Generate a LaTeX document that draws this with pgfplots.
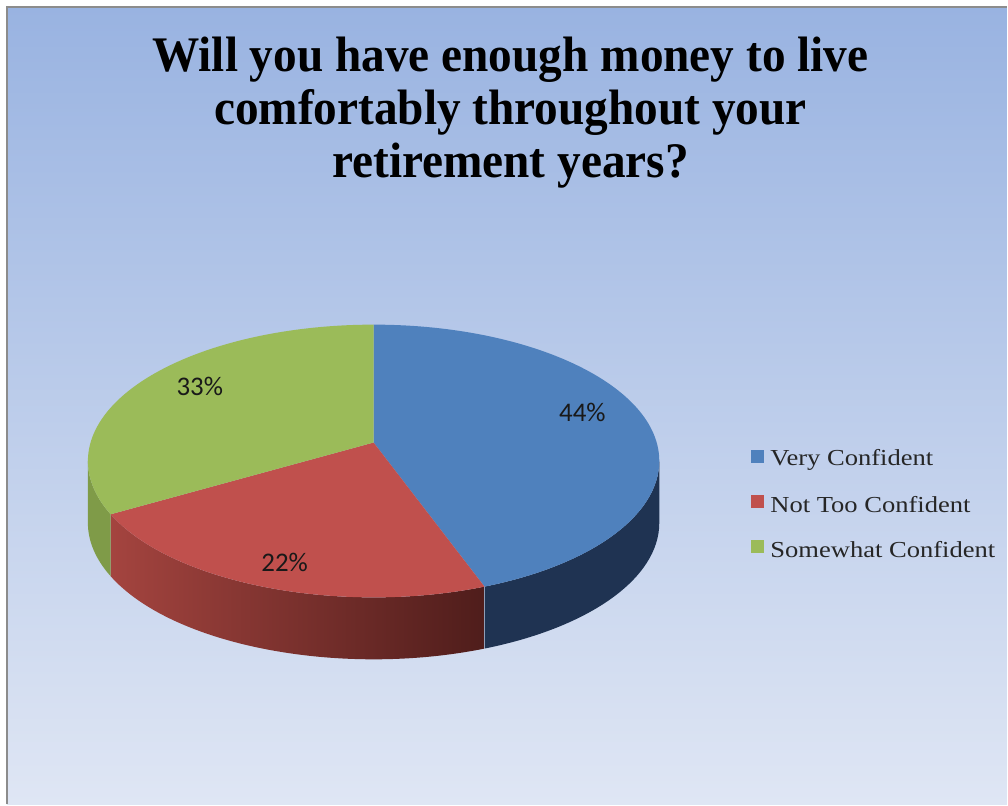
\documentclass[border=0pt]{standalone}
\usepackage{pgfplots}
\pgfplotsset{compat=1.18}
\usepackage{pgfplotstable}
\usepackage{fontspec}
\setmainfont{Liberation Serif}
\newfontfamily\calibri{Carlito}

\definecolor{pieblue}{HTML}{4F81BD}
\definecolor{piered}{HTML}{C0504D}
\definecolor{piegreen}{HTML}{9BBB59}
\definecolor{sideblue}{HTML}{1F3352}
\definecolor{sideredL}{HTML}{A4443F}
\definecolor{sideredR}{HTML}{4F1D1B}
\definecolor{sidegreen}{HTML}{7F9B48}
\definecolor{bgtop}{HTML}{99B3E1}
\definecolor{bgbot}{HTML}{DFE6F4}
\definecolor{frame}{HTML}{8C8C8C}

\pgfplotstableread{
value
44
22
33
}\piedata

\begin{document}
\begin{tikzpicture}
\pgfplotstablegetelem{0}{value}\of\piedata \pgfmathsetmacro\va{\pgfplotsretval}
\pgfplotstablegetelem{1}{value}\of\piedata \pgfmathsetmacro\vb{\pgfplotsretval}
\pgfplotstablegetelem{2}{value}\of\piedata \pgfmathsetmacro\vc{\pgfplotsretval}
\pgfmathsetmacro\tot{\va+\vb+\vc}
\pgfmathsetmacro\ta{90-360*\va/\tot}
\pgfmathsetmacro\tb{\ta-360*\vb/\tot}
\def\kk{0.1357}
\pgfmathsetmacro\dena{1+\kk*sin(\ta)}
\pgfmathsetmacro\pa{atan2((18.5+134*sin(\ta)/\dena)/136.5, 283.4*cos(\ta)/\dena/286)}
\pgfmathsetmacro\denb{1+\kk*sin(\tb)}
\pgfmathsetmacro\pb{atan2((18.5+134*sin(\tb)/\denb)/136.5, 283.4*cos(\tb)/\denb/286)}
\pgfmathsetmacro\xa{374+286*cos(\pa)}
\pgfmathsetmacro\ya{343.5+136.5*sin(\pa)}
\pgfmathsetmacro\xb{374+286*cos(\pb)}
\pgfmathsetmacro\yb{343.5+136.5*sin(\pb)}
\begin{axis}[width=1008bp, height=805bp, scale only axis,
  xmin=0, xmax=1008, ymin=0, ymax=805, enlargelimits=false,
  hide axis, clip=false]
% background
\fill[white] (axis cs:0,0) rectangle (axis cs:1008,805);
\shade[top color=bgtop, bottom color=bgbot] (axis cs:7,0) rectangle (axis cs:1008,798);
\draw[frame, line width=2.2bp] (axis cs:7,0) -- (axis cs:7,798) -- (axis cs:1008,798);
% side walls
\fill[sideblue] (axis cs:\xa,\ya) arc[start angle=\pa, end angle=0, x radius=286bp, y radius=136.5bp]
  -- ++(0,-62bp) arc[start angle=0, end angle=\pa, x radius=286bp, y radius=136.5bp] -- cycle;
\shade[left color=sideredL, right color=sideredR] (axis cs:\xb,\yb) arc[start angle=\pb, end angle=\pa, x radius=286bp, y radius=136.5bp]
  -- ++(0,-62bp) arc[start angle=\pa, end angle=\pb, x radius=286bp, y radius=136.5bp] -- cycle;
\fill[sidegreen] (axis cs:88,343.5) arc[start angle=-180, end angle=\pb, x radius=286bp, y radius=136.5bp]
  -- ++(0,-62bp) arc[start angle=\pb, end angle=-180, x radius=286bp, y radius=136.5bp] -- cycle;
% top faces
\fill[pieblue] (axis cs:374,362) -- (axis cs:374,480) arc[start angle=90, end angle=\pa, x radius=286bp, y radius=136.5bp] -- cycle;
\fill[piered] (axis cs:374,362) -- (axis cs:\xa,\ya) arc[start angle=\pa, end angle=\pb, x radius=286bp, y radius=136.5bp] -- cycle;
\fill[piegreen] (axis cs:374,362) -- (axis cs:\xb,\yb) arc[start angle=\pb, end angle=-270, x radius=286bp, y radius=136.5bp] -- cycle;
% data labels
\node[font=\calibri\fontsize{27}{30}\selectfont, text=black!90] at (axis cs:583,392) {44\%};
\node[font=\calibri\fontsize{27}{30}\selectfont, text=black!90] at (axis cs:285,242) {22\%};
\node[font=\calibri\fontsize{27}{30}\selectfont, text=black!90] at (axis cs:200,418) {33\%};
% legend
\fill[pieblue] (axis cs:752,341.5) rectangle (axis cs:765,354.5);
\fill[piered] (axis cs:752,296.5) rectangle (axis cs:765,309.5);
\fill[piegreen] (axis cs:752,251.5) rectangle (axis cs:765,264.5);
\node[anchor=west, inner sep=0pt, font=\fontsize{23}{26}\selectfont, text=black!85] at (axis cs:771,345) {\scalebox{1.16}[1]{Very Confident}};
\node[anchor=west, inner sep=0pt, font=\fontsize{23}{26}\selectfont, text=black!85] at (axis cs:771,300) {\scalebox{1.16}[1]{Not Too Confident}};
\node[anchor=west, inner sep=0pt, font=\fontsize{23}{26}\selectfont, text=black!85] at (axis cs:771,255) {\scalebox{1.16}[1]{Somewhat Confident}};
% title
\node[anchor=base, inner sep=0pt, font=\bfseries\fontsize{50}{53}\selectfont] at (axis cs:511,733) {\scalebox{0.95}[1]{Will you have enough money to live}};
\node[anchor=base, inner sep=0pt, font=\bfseries\fontsize{50}{53}\selectfont] at (axis cs:511,680) {\scalebox{0.95}[1]{comfortably throughout your}};
\node[anchor=base, inner sep=0pt, font=\bfseries\fontsize{50}{53}\selectfont] at (axis cs:511,627) {\scalebox{0.95}[1]{retirement years?}};
\end{axis}
\end{tikzpicture}
\end{document}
+++++
### Exercise details
Leave the pictures out, and print every line of the listing exactly as written.

### Problem solution
Generate a LaTeX document that draws this with pgfplots.
\documentclass[border=0pt]{standalone}
\usepackage{pgfplots}
\pgfplotsset{compat=1.18}
\usepackage{pgfplotstable}
\usepackage{fontspec}
\setmainfont{Liberation Serif}
\newfontfamily\calibri{Carlito}

\definecolor{pieblue}{HTML}{4F81BD}
\definecolor{piered}{HTML}{C0504D}
\definecolor{piegreen}{HTML}{9BBB59}
\definecolor{sideblue}{HTML}{1F3352}
\definecolor{sideredL}{HTML}{A4443F}
\definecolor{sideredR}{HTML}{4F1D1B}
\definecolor{sidegreen}{HTML}{7F9B48}
\definecolor{bgtop}{HTML}{99B3E1}
\definecolor{bgbot}{HTML}{DFE6F4}
\definecolor{frame}{HTML}{8C8C8C}

\pgfplotstableread{
value
44
22
33
}\piedata

\begin{document}
\begin{tikzpicture}
\pgfplotstablegetelem{0}{value}\of\piedata \pgfmathsetmacro\va{\pgfplotsretval}
\pgfplotstablegetelem{1}{value}\of\piedata \pgfmathsetmacro\vb{\pgfplotsretval}
\pgfplotstablegetelem{2}{value}\of\piedata \pgfmathsetmacro\vc{\pgfplotsretval}
\pgfmathsetmacro\tot{\va+\vb+\vc}
\pgfmathsetmacro\ta{90-360*\va/\tot}
\pgfmathsetmacro\tb{\ta-360*\vb/\tot}
\def\kk{0.1357}
\pgfmathsetmacro\dena{1+\kk*sin(\ta)}
\pgfmathsetmacro\pa{atan2((18.5+134*sin(\ta)/\dena)/136.5, 283.4*cos(\ta)/\dena/286)}
\pgfmathsetmacro\denb{1+\kk*sin(\tb)}
\pgfmathsetmacro\pb{atan2((18.5+134*sin(\tb)/\denb)/136.5, 283.4*cos(\tb)/\denb/286)}
\pgfmathsetmacro\xa{374+286*cos(\pa)}
\pgfmathsetmacro\ya{343.5+136.5*sin(\pa)}
\pgfmathsetmacro\xb{374+286*cos(\pb)}
\pgfmathsetmacro\yb{343.5+136.5*sin(\pb)}
\begin{axis}[width=1008bp, height=805bp, scale only axis,
  xmin=0, xmax=1008, ymin=0, ymax=805, enlargelimits=false,
  hide axis, clip=false]
% background
\fill[white] (axis cs:0,0) rectangle (axis cs:1008,805);
\shade[top color=bgtop, bottom color=bgbot] (axis cs:7,0) rectangle (axis cs:1008,798);
\draw[frame, line width=2.2bp] (axis cs:7,0) -- (axis cs:7,798) -- (axis cs:1008,798);
% side walls
\fill[sideblue] (axis cs:\xa,\ya) arc[start angle=\pa, end angle=0, x radius=286bp, y radius=136.5bp]
  -- ++(0,-62bp) arc[start angle=0, end angle=\pa, x radius=286bp, y radius=136.5bp] -- cycle;
\shade[left color=sideredL, right color=sideredR] (axis cs:\xb,\yb) arc[start angle=\pb, end angle=\pa, x radius=286bp, y radius=136.5bp]
  -- ++(0,-62bp) arc[start angle=\pa, end angle=\pb, x radius=286bp, y radius=136.5bp] -- cycle;
\fill[sidegreen] (axis cs:88,343.5) arc[start angle=-180, end angle=\pb, x radius=286bp, y radius=136.5bp]
  -- ++(0,-62bp) arc[start angle=\pb, end angle=-180, x radius=286bp, y radius=136.5bp] -- cycle;
% top faces
\fill[pieblue] (axis cs:374,362) -- (axis cs:374,480) arc[start angle=90, end angle=\pa, x radius=286bp, y radius=136.5bp] -- cycle;
\fill[piered] (axis cs:374,362) -- (axis cs:\xa,\ya) arc[start angle=\pa, end angle=\pb, x radius=286bp, y radius=136.5bp] -- cycle;
\fill[piegreen] (axis cs:374,362) -- (axis cs:\xb,\yb) arc[start angle=\pb, end angle=-270, x radius=286bp, y radius=136.5bp] -- cycle;
% data labels
\node[font=\calibri\fontsize{27}{30}\selectfont, text=black!90] at (axis cs:583,392) {44\%};
\node[font=\calibri\fontsize{27}{30}\selectfont, text=black!90] at (axis cs:285,242) {22\%};
\node[font=\calibri\fontsize{27}{30}\selectfont, text=black!90] at (axis cs:200,418) {33\%};
% legend
\fill[pieblue] (axis cs:752,341.5) rectangle (axis cs:765,354.5);
\fill[piered] (axis cs:752,296.5) rectangle (axis cs:765,309.5);
\fill[piegreen] (axis cs:752,251.5) rectangle (axis cs:765,264.5);
\node[anchor=west, inner sep=0pt, font=\fontsize{23}{26}\selectfont, text=black!85] at (axis cs:771,345) {\scalebox{1.16}[1]{Very Confident}};
\node[anchor=west, inner sep=0pt, font=\fontsize{23}{26}\selectfont, text=black!85] at (axis cs:771,300) {\scalebox{1.16}[1]{Not Too Confident}};
\node[anchor=west, inner sep=0pt, font=\fontsize{23}{26}\selectfont, text=black!85] at (axis cs:771,255) {\scalebox{1.16}[1]{Somewhat Confident}};
% title
\node[anchor=base, inner sep=0pt, font=\bfseries\fontsize{50}{53}\selectfont] at (axis cs:511,733) {\scalebox{0.95}[1]{Will you have enough money to live}};
\node[anchor=base, inner sep=0pt, font=\bfseries\fontsize{50}{53}\selectfont] at (axis cs:511,680) {\scalebox{0.95}[1]{comfortably throughout your}};
\node[anchor=base, inner sep=0pt, font=\bfseries\fontsize{50}{53}\selectfont] at (axis cs:511,627) {\scalebox{0.95}[1]{retirement years?}};
\end{axis}
\end{tikzpicture}
\end{document}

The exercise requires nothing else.